Problem statement: Your task is to give the listing below back word for word, pictures excluded.

Data block:
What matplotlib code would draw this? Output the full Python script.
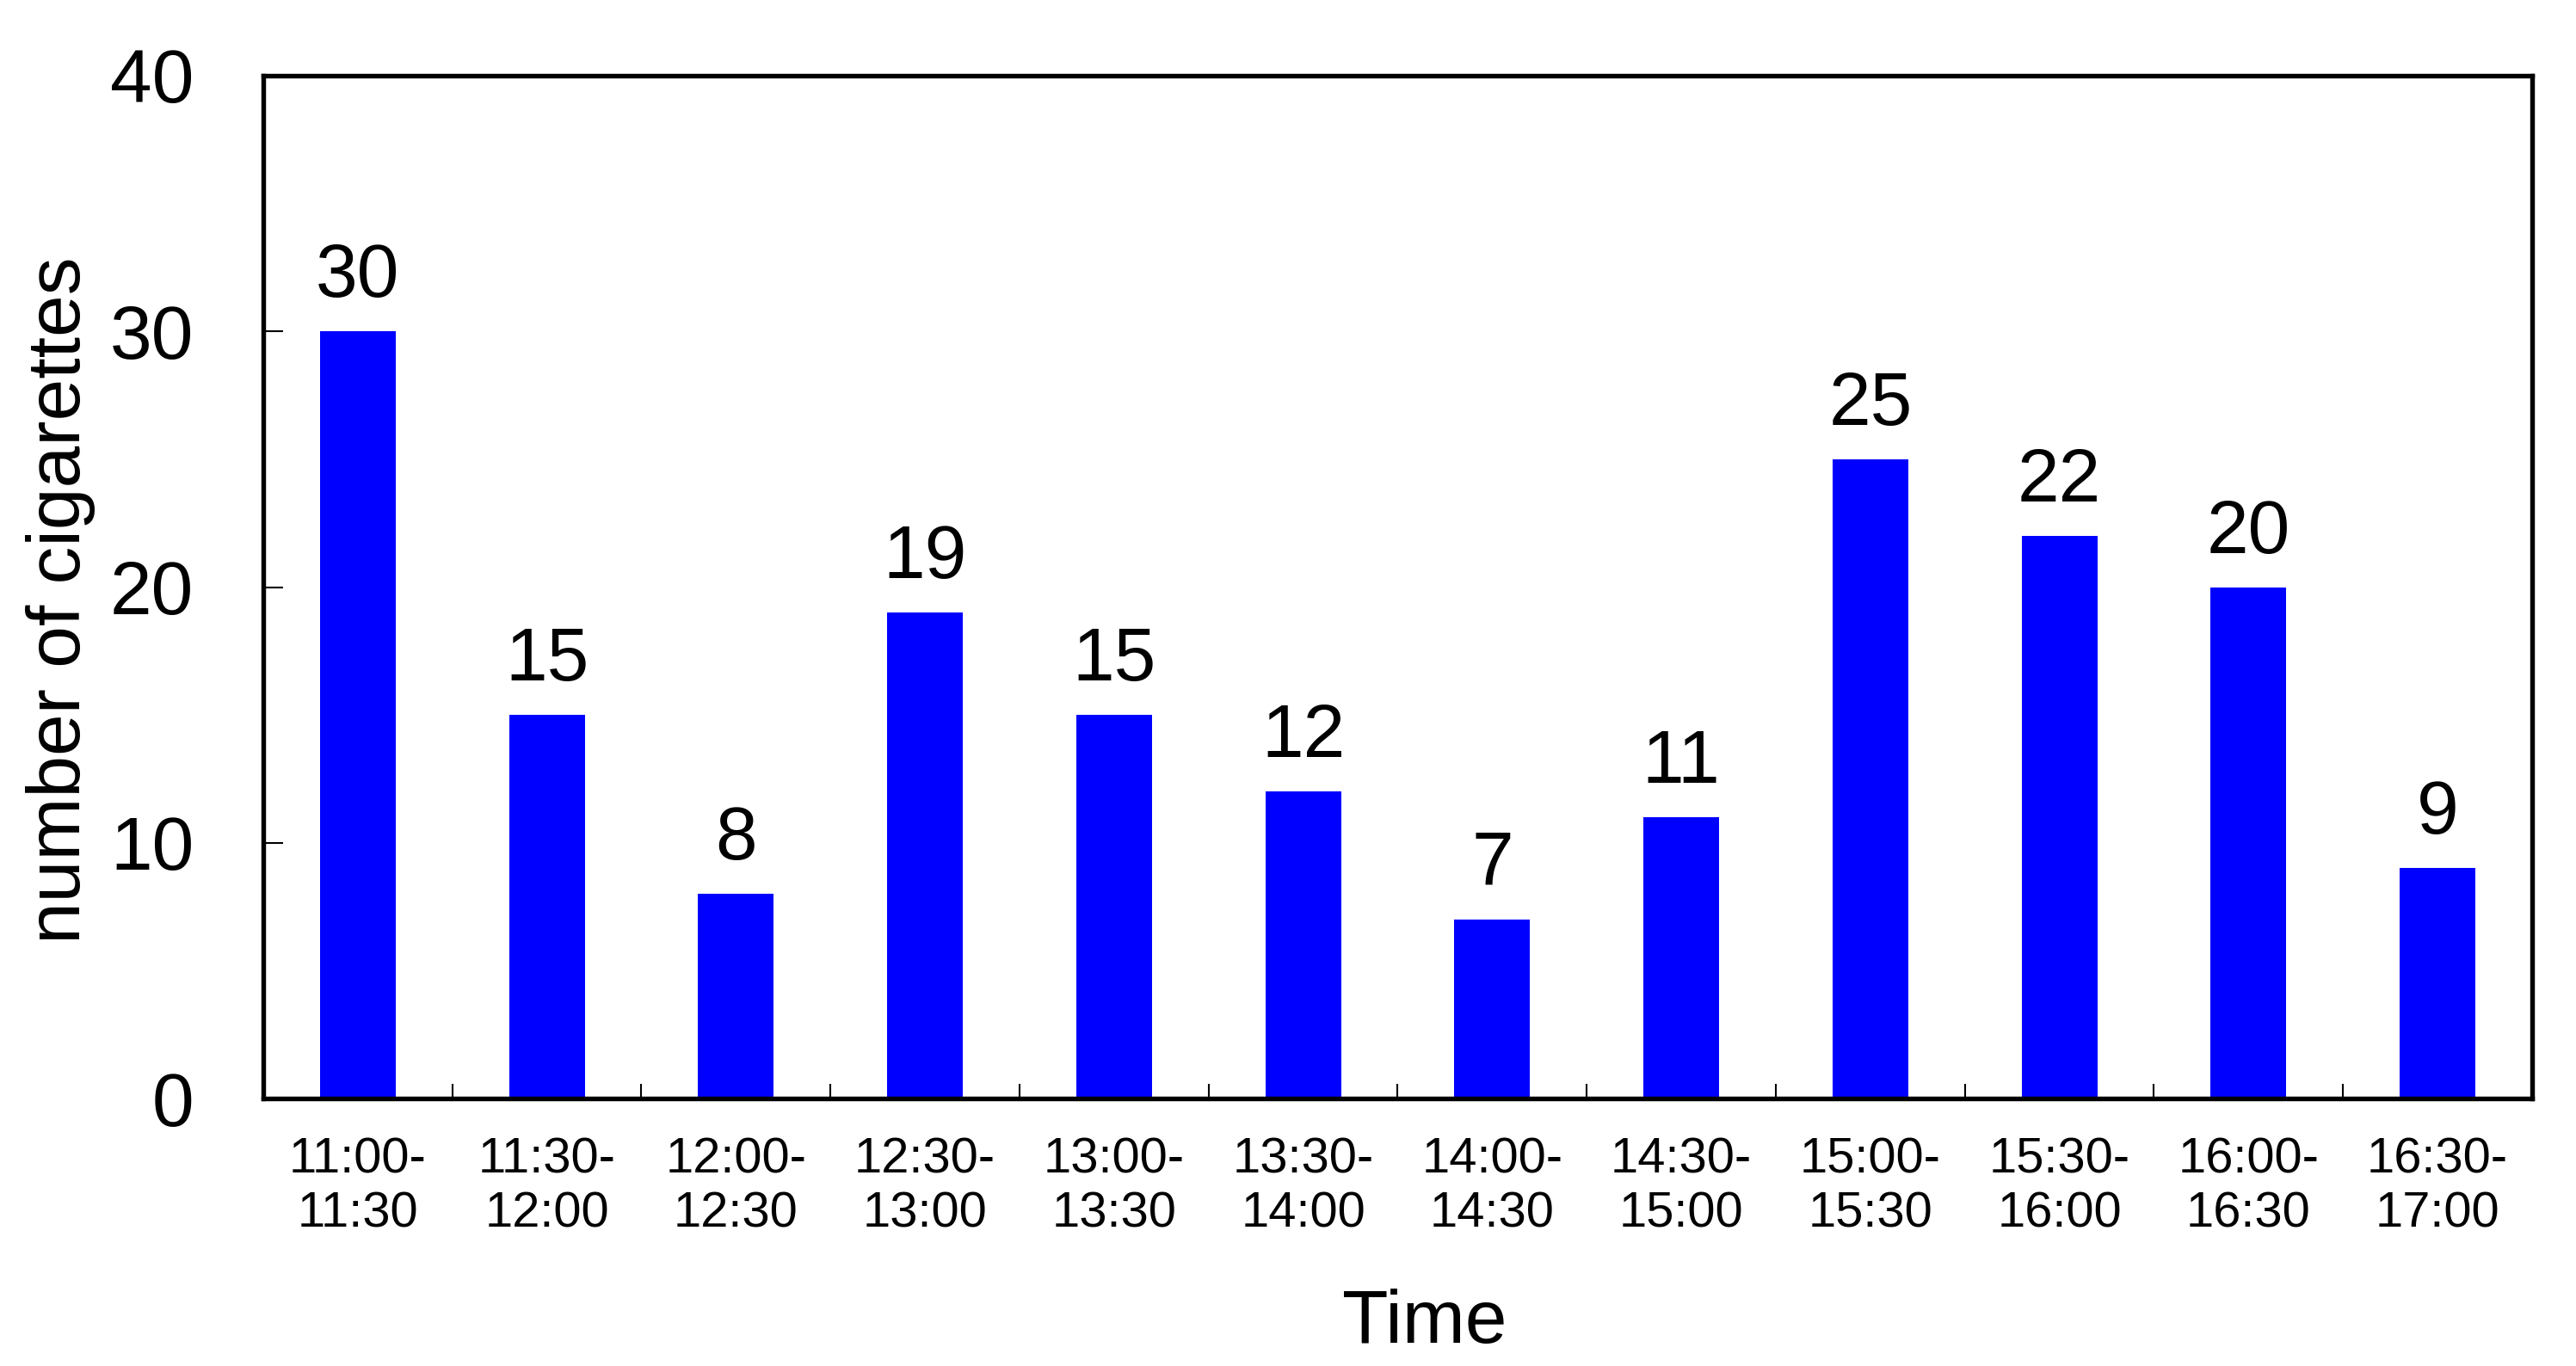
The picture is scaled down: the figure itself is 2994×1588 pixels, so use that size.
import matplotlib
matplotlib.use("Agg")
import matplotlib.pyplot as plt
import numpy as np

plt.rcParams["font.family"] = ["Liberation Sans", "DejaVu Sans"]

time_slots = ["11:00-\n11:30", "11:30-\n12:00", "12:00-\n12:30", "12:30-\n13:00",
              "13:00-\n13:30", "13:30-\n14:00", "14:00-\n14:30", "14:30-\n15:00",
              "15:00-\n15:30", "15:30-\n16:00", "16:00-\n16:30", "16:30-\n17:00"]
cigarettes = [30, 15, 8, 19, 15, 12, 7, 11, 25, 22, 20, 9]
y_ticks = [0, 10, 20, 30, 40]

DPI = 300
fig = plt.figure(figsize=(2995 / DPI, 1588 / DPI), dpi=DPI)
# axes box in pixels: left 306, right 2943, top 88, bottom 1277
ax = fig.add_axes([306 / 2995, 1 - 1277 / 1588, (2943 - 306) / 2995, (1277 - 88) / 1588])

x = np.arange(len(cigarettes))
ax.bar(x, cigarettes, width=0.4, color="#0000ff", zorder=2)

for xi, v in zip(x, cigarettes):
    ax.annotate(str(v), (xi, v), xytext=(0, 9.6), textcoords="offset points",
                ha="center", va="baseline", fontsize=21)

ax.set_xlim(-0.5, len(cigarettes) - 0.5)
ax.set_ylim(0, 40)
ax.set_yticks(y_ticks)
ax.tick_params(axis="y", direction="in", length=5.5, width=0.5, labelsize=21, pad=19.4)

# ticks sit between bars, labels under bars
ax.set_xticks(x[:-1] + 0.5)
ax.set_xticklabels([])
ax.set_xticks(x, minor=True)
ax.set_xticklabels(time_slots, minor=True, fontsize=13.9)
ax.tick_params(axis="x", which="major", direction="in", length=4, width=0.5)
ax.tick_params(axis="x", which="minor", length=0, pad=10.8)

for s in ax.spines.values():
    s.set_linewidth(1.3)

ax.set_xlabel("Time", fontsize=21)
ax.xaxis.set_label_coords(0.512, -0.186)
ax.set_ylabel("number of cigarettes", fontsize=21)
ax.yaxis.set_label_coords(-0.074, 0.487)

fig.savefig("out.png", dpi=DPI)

Answer to the task:
What matplotlib code would draw this? Output the full Python script.
The picture is scaled down: the figure itself is 2994×1588 pixels, so use that size.
import matplotlib
matplotlib.use("Agg")
import matplotlib.pyplot as plt
import numpy as np

plt.rcParams["font.family"] = ["Liberation Sans", "DejaVu Sans"]

time_slots = ["11:00-\n11:30", "11:30-\n12:00", "12:00-\n12:30", "12:30-\n13:00",
              "13:00-\n13:30", "13:30-\n14:00", "14:00-\n14:30", "14:30-\n15:00",
              "15:00-\n15:30", "15:30-\n16:00", "16:00-\n16:30", "16:30-\n17:00"]
cigarettes = [30, 15, 8, 19, 15, 12, 7, 11, 25, 22, 20, 9]
y_ticks = [0, 10, 20, 30, 40]

DPI = 300
fig = plt.figure(figsize=(2995 / DPI, 1588 / DPI), dpi=DPI)
# axes box in pixels: left 306, right 2943, top 88, bottom 1277
ax = fig.add_axes([306 / 2995, 1 - 1277 / 1588, (2943 - 306) / 2995, (1277 - 88) / 1588])

x = np.arange(len(cigarettes))
ax.bar(x, cigarettes, width=0.4, color="#0000ff", zorder=2)

for xi, v in zip(x, cigarettes):
    ax.annotate(str(v), (xi, v), xytext=(0, 9.6), textcoords="offset points",
                ha="center", va="baseline", fontsize=21)

ax.set_xlim(-0.5, len(cigarettes) - 0.5)
ax.set_ylim(0, 40)
ax.set_yticks(y_ticks)
ax.tick_params(axis="y", direction="in", length=5.5, width=0.5, labelsize=21, pad=19.4)

# ticks sit between bars, labels under bars
ax.set_xticks(x[:-1] + 0.5)
ax.set_xticklabels([])
ax.set_xticks(x, minor=True)
ax.set_xticklabels(time_slots, minor=True, fontsize=13.9)
ax.tick_params(axis="x", which="major", direction="in", length=4, width=0.5)
ax.tick_params(axis="x", which="minor", length=0, pad=10.8)

for s in ax.spines.values():
    s.set_linewidth(1.3)

ax.set_xlabel("Time", fontsize=21)
ax.xaxis.set_label_coords(0.512, -0.186)
ax.set_ylabel("number of cigarettes", fontsize=21)
ax.yaxis.set_label_coords(-0.074, 0.487)

fig.savefig("out.png", dpi=DPI)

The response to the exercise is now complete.